The impact of financial solvency on the investments of insurance companies in Syria.
Keywords:
Financial Solvency, Insurance Company InvestmentsAbstract
This research aims to explain the impact of financial solvency on the investments of insurance companies, represented by the total investments. The research aims to identify financial solvency, its concept, its importance, the factors affecting it and its indicators, and to identify the investments of insurance companies, their types and sources, and indicators of the investment activity of insurance companies, and to analyze the impact of financial solvency on investments Insurance companies.
In her study, the researcher relied on the descriptive and analytical approach. Data on insurance companies listed on the Damascus Stock Exchange was analyzed, with the exception of Al-Akeelah Takaful Insurance Company, from 2010 to 2020.

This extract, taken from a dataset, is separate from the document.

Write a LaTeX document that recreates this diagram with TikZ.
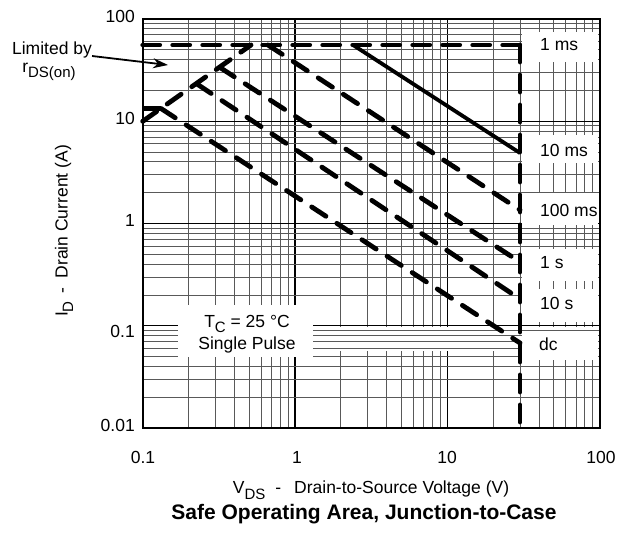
\documentclass[tikz,border=0pt]{standalone}
\usepackage{fontspec}
\setmainfont{Liberation Sans}
\usetikzlibrary{arrows.meta}
\newcommand\subtx[1]{\raisebox{-0.32em}{\fontsize{15}{15}\selectfont #1}}
\begin{document}
\begin{tikzpicture}[x=1pt,y=-1pt,
  minorline/.style={line width=0.9pt, black!65},
  majorline/.style={line width=1.2pt, black},
  maskbox/.style={fill=white, draw=none},
  soadash/.style={line width=4.8pt, line cap=round, dash pattern=on 17pt off 13pt},
  soasolid/.style={line width=3.8pt},
  lbl/.style={font=\fontsize{17.5}{21}\selectfont, inner sep=0pt},
  ticklbl/.style={font=\fontsize{17.5}{20}\selectfont, inner sep=0pt},
  titlelbl/.style={font=\fontsize{21}{24}\selectfont\bfseries, inner sep=0pt}]
\useasboundingbox (0,0) rectangle (619,533);
% vertical grid lines
\foreach \d in {0,1,2}{
  \foreach \k in {2,...,9}{
    \pgfmathsetmacro\xx{142.7+152.3*(\d+log10(\k))}
    \draw[minorline] (\xx,19) -- (\xx,428);
  }
  \pgfmathsetmacro\xx{142.7+152.3*\d}
  \draw[majorline] (\xx,19) -- (\xx,428);
}
% band where vertical lines are missing
\fill[maskbox] (313,327) rectangle (598,350.5);
% horizontal grid lines
\foreach \d in {0,1,2,3}{
  \foreach \k in {2,...,9}{
    \pgfmathsetmacro\yy{428-102.25*(\d+log10(\k))}
    \draw[minorline] (142.7,\yy) -- (599.6,\yy);
  }
  \pgfmathsetmacro\yy{428-102.25*\d}
  \draw[majorline] (142.7,\yy) -- (599.6,\yy);
}
% label boxes
\fill[maskbox] (178,305) rectangle (313,357);
\fill[maskbox] (522,32) rectangle (598,62);
\fill[maskbox] (522,135) rectangle (598,163);
\fill[maskbox] (522,193) rectangle (598,225);
\fill[maskbox] (522,249) rectangle (598,281);
\fill[maskbox] (522,289) rectangle (598,322);
\fill[maskbox] (522,334) rectangle (598,360);
% curve end points
\coordinate (rs) at (142.7,121.3);
\coordinate (rm) at (251,45);
\coordinate (im0) at (142.7,45);
\coordinate (im1) at (520,45);
\coordinate (vb) at (520,428);
\coordinate (a10ms) at (353,45);
\coordinate (b10ms) at (520,153);
\coordinate (a100ms) at (268,45);
\coordinate (b100ms) at (520,210);
\coordinate (a1s) at (220,67.5);
\coordinate (b1s) at (520,262);
\coordinate (a10s) at (197,84);
\coordinate (b10s) at (520,299);
\coordinate (dc0) at (142.7,108.5);
\coordinate (adc) at (161,108.5);
\coordinate (bdc) at (520,343);
% curves
\draw[soadash] (im0) -- (im1);
\draw[soadash] (im1) -- (vb);
\draw[soadash] (rs) -- (rm);
\draw[soasolid] (a10ms) -- (b10ms);
\draw[soadash] (a100ms) -- (b100ms);
\draw[soadash] (a1s) -- (b1s);
\draw[soadash] (a10s) -- (b10s);
\draw[line width=4.6pt] (dc0) -- (adc);
\draw[soadash] (adc) -- (bdc);
% frame
\draw[line width=2.2pt] (142.7,19) rectangle (599.6,428);
% y tick labels
\node[ticklbl, anchor=east] (y100) at (135,16) {100};
\node[ticklbl, anchor=east] (y10) at (135,118) {10};
\node[ticklbl, anchor=east] (y1) at (135,220) {1};
\node[ticklbl, anchor=east] (y01) at (135,331) {0.1};
\node[ticklbl, anchor=east] (y001) at (135,425) {0.01};
% x tick labels
\node[ticklbl] (x01) at (143,457) {0.1};
\node[ticklbl] (x1) at (297,457) {1};
\node[ticklbl] (x10) at (447,457) {10};
\node[ticklbl] (x100) at (601,457) {100};
% curve labels
\node[lbl, anchor=west] (l1ms) at (540,45) {1 ms};
\node[lbl, anchor=west] (l10ms) at (540,150) {10 ms};
\node[lbl, anchor=west] (l100ms) at (540,210) {100 ms};
\node[lbl, anchor=west] (l1s) at (540,263) {1 s};
\node[lbl, anchor=west] (l10s) at (540,303) {10 s};
\node[lbl, anchor=west] (ldc) at (539,344) {dc};
% conditions
\node[lbl] (tc) at (247,324) {T\subtx{C} = 25 °C};
\node[lbl] (sp) at (247,345) {Single Pulse};
% limited by
\node[lbl] (lim) at (52,50) {Limited by};
\node[lbl] (rds) at (49,72) {r\subtx{DS(on)}};
\coordinate (arrtip) at (168,65);
\draw[line width=1.8pt, -{Stealth[length=15pt,width=10pt]}] ([yshift=-6pt]lim.east) -- (arrtip);
% axis titles
\node[lbl] (xt) at (371,490) {V\subtx{DS}\hspace{10pt}-\hspace{13pt}Drain-to-Source Voltage (V)};
\node[lbl, rotate=90] (yt) at (64,231) {I\subtx{D}\hspace{8pt}-\hspace{9pt}Drain Current (A)};
\node[titlelbl] (title) at (364,514) {Safe Operating Area, Junction-to-Case};
\end{tikzpicture}
\end{document}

Among the most important results: There is a statistically significant positive effect for the first and second indicators of financial solvency on total investments. Therefore, the increase in these two indicators contributes to the increase in total investments, and there is no statistically significant effect for the third indicator.
Among the most important recommendations: Focus on the good financial solvency of companies, as financial solvency expresses the strength and solidity of the financial position of insurance companies, and The higher the financial solvency of the company is the greater the confidence of investors in it, and thus the value of investments and the volume of business of companies increases. And work to increase the investment capacity of companies by reviewing and evaluating companies’ investment policies, and developing more effective policies.